■ EXERCISE GOAL
Only the lines from the start of the data through the line containing "n_cols = 160" should be written out, exactly as they are, with both ends included and the pictures left out.

■ MATERIALS PROVIDED
** start **
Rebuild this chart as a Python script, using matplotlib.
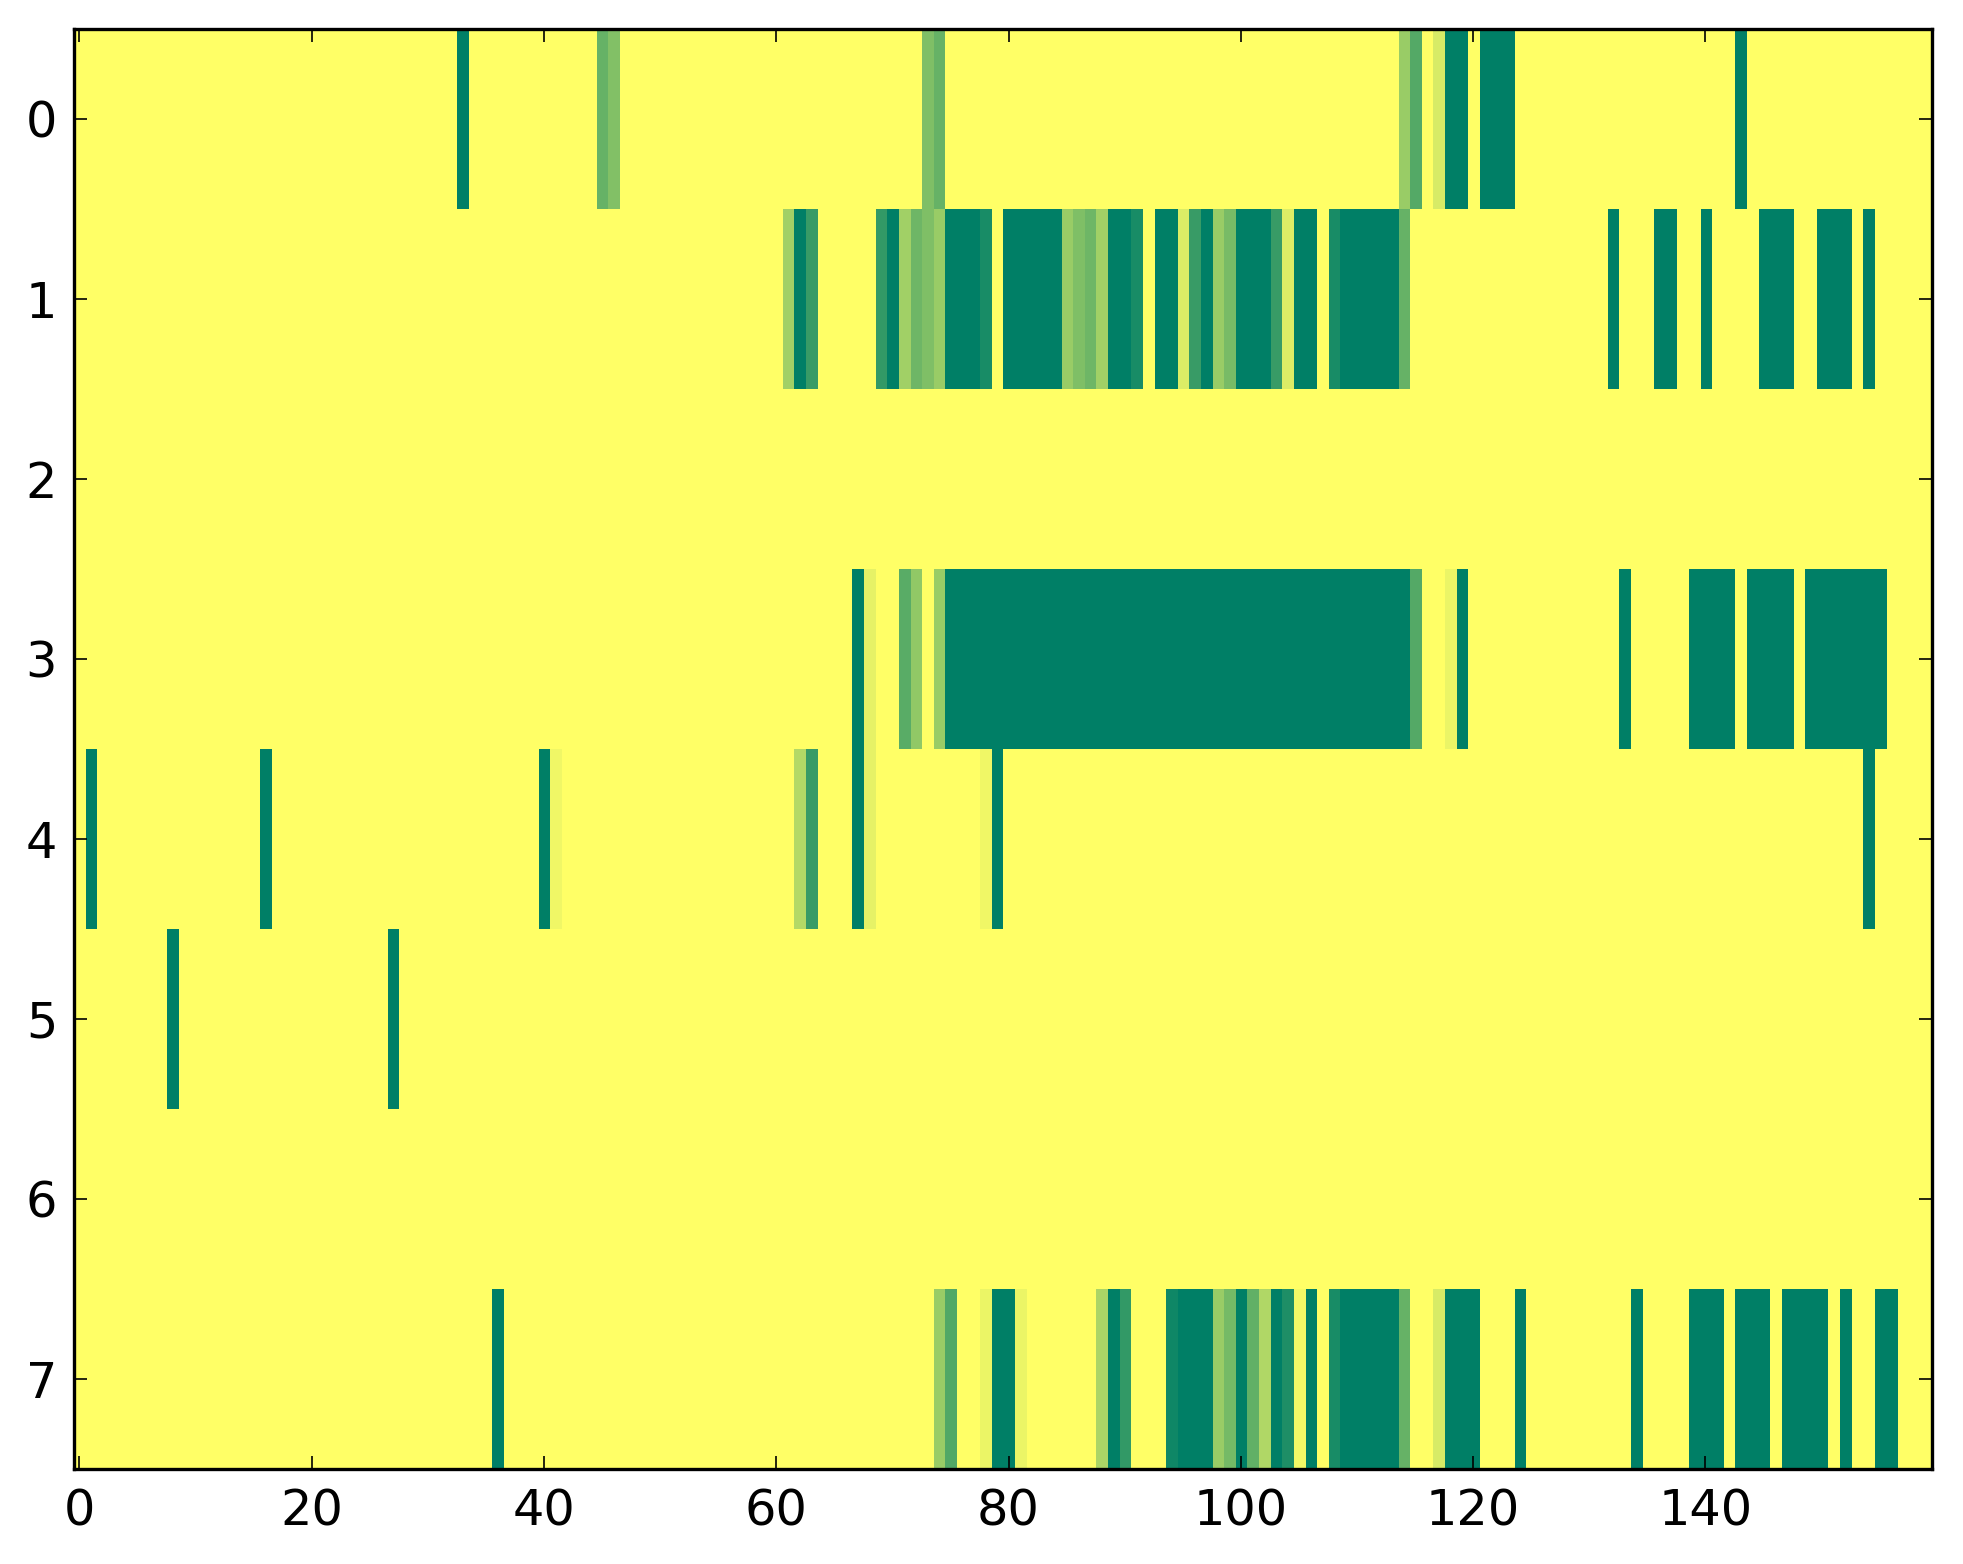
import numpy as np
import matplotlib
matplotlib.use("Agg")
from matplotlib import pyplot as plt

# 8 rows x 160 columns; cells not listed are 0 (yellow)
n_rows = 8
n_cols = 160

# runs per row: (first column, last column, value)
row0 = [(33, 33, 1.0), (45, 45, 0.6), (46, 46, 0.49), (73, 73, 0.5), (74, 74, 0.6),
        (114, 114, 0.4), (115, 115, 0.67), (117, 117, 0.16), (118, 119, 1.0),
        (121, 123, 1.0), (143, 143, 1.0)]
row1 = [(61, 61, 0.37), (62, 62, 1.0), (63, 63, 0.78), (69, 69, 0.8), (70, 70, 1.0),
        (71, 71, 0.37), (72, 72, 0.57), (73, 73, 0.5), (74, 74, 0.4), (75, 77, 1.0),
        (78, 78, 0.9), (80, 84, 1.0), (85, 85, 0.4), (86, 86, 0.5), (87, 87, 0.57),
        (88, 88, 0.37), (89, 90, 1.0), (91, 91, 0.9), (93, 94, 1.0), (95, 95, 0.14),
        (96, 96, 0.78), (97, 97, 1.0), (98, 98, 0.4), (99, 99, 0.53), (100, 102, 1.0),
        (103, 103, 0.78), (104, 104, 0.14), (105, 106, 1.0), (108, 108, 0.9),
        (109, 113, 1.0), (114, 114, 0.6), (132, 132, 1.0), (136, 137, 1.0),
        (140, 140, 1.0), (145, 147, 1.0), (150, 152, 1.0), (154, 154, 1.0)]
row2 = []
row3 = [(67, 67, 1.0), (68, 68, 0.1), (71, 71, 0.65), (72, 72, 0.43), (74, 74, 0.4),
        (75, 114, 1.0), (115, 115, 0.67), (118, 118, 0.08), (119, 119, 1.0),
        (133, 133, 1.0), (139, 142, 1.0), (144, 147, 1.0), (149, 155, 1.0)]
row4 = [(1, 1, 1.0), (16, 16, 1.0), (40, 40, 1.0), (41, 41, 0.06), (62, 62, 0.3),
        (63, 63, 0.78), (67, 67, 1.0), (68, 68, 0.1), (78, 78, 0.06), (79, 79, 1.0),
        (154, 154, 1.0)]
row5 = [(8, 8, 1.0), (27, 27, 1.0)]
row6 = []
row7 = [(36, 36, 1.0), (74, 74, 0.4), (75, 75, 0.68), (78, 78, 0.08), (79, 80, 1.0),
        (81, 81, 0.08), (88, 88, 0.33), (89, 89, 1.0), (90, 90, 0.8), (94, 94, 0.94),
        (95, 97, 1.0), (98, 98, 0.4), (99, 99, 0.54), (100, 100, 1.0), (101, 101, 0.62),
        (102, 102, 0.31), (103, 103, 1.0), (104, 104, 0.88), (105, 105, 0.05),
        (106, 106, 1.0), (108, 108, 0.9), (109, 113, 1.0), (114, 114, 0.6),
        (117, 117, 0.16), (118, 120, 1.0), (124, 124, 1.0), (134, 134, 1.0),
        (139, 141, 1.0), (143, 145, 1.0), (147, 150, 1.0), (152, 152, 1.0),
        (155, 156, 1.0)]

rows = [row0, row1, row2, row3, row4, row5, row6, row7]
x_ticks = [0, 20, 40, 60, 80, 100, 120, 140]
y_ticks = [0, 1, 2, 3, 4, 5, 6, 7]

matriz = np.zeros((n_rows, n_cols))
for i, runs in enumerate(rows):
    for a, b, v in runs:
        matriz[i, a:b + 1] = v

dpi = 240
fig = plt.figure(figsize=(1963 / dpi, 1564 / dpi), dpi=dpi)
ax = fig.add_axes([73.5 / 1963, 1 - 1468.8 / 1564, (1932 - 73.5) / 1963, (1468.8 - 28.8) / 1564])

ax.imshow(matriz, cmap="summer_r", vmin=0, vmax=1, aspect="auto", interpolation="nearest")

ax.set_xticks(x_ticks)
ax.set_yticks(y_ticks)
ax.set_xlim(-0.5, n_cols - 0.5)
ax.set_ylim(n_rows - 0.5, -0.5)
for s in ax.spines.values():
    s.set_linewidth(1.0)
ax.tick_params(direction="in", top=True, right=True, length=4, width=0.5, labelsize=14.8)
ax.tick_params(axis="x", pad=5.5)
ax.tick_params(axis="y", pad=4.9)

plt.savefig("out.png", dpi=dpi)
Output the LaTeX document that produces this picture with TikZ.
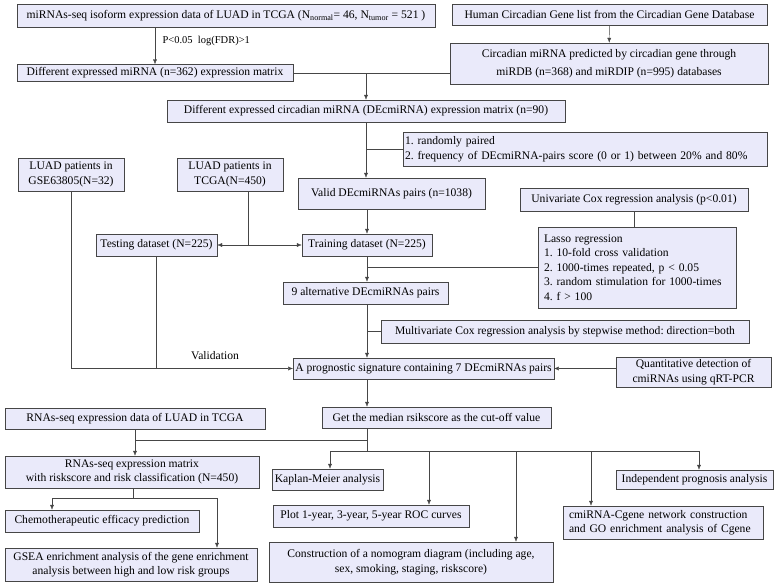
** end **
■ SOLVED EXERCISE
Rebuild this chart as a Python script, using matplotlib.
import numpy as np
import matplotlib
matplotlib.use("Agg")
from matplotlib import pyplot as plt

# 8 rows x 160 columns; cells not listed are 0 (yellow)
n_rows = 8
n_cols = 160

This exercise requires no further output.